On February 10, 2012, the Company completed its acquisition of Project X, Inc. (“Project X”) in exchange for 8,570,000 shares of Company common stock (representing approximately 94% of the approximately 9,078,960 issued and outstanding shares of Company common stock after the exchange) pursuant to a Share Exchange Agreement dated January 18, 2012.
Project X, Inc., a wholly-owned subsidiary of Earth Dragon Resources, Inc. (the "Company"), was formed on June 1, 2011, for the purpose of entering into a Joint Venture with Deep Marine Salvage Inc., a Nevis corporation ("DMS"). The purpose of the Joint Venture is to engage in the business of locating and recovering valuable cargo from ships lost throughout the world's oceans. On September 6, 2012, Project X and DMS entered into a Joint Venture Agreement (the "JV Agreement") to set forth the terms of the parties' agreement to create and operate such Joint Venture (the "JV"). This JV supersedes the original Joint Venture dated July 20, 2011, and the Amendment to that Joint Venture dated January 13, 2012. The JV's business strategy is to locate and obtain cargo from identified shipwrecks located globally.

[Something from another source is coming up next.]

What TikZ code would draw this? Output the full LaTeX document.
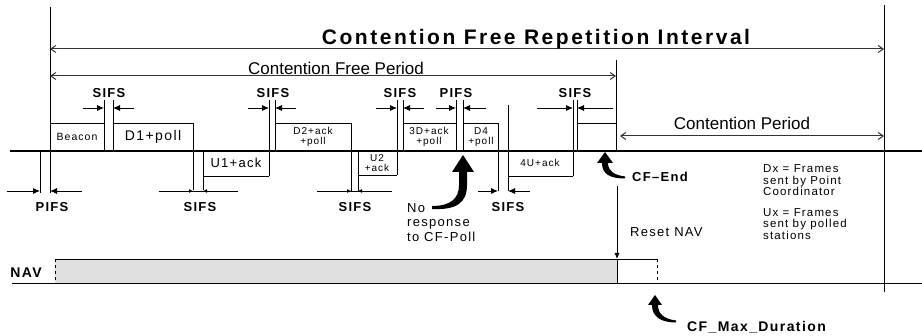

The JV Agreement with Deep Marine Salvage, Inc. ("DMS") calls for the prompt and complete performance of JV funding obligations. On April 27, 2012, the parties entered into a Pledge Agreement whereby 10 million shares of the Company's common stock was issued to DMS to secure the prompt and complete payment and performance when due (whether at the stated maturity, by acceleration or otherwise) by Project X of the JV funding obligations, which for purposes hereof is deemed satisfied upon completion of either:
(a) Project X raising $10 million for the operations of the JV; or
(b) Project X raising such lesser amount for the operations of the JV, which the parties to the JV agree is sufficient for the JV's operations.
Any funds raised via "in-kind" financing shall be counted towards the amounts described above. The shares will bear a restrictive transfer legend due to the fact that the shares will not be registered with the Securities and Exchange Commission and can only be resold pursuant to a registration statement or pursuant to an exemption from the registration requirements set forth in the securities laws and regulations.
Conversions of Notes Payable into Common Stock
From March 27, 2012 to August 7, 2012, the Company issued a total of 3,520,000 shares of its common stock to 9 assignees of portions of the Convertible Promissory Note due to MED Ventures Ltd (see Note 6) in satisfaction of a total of $3,520 of such Note.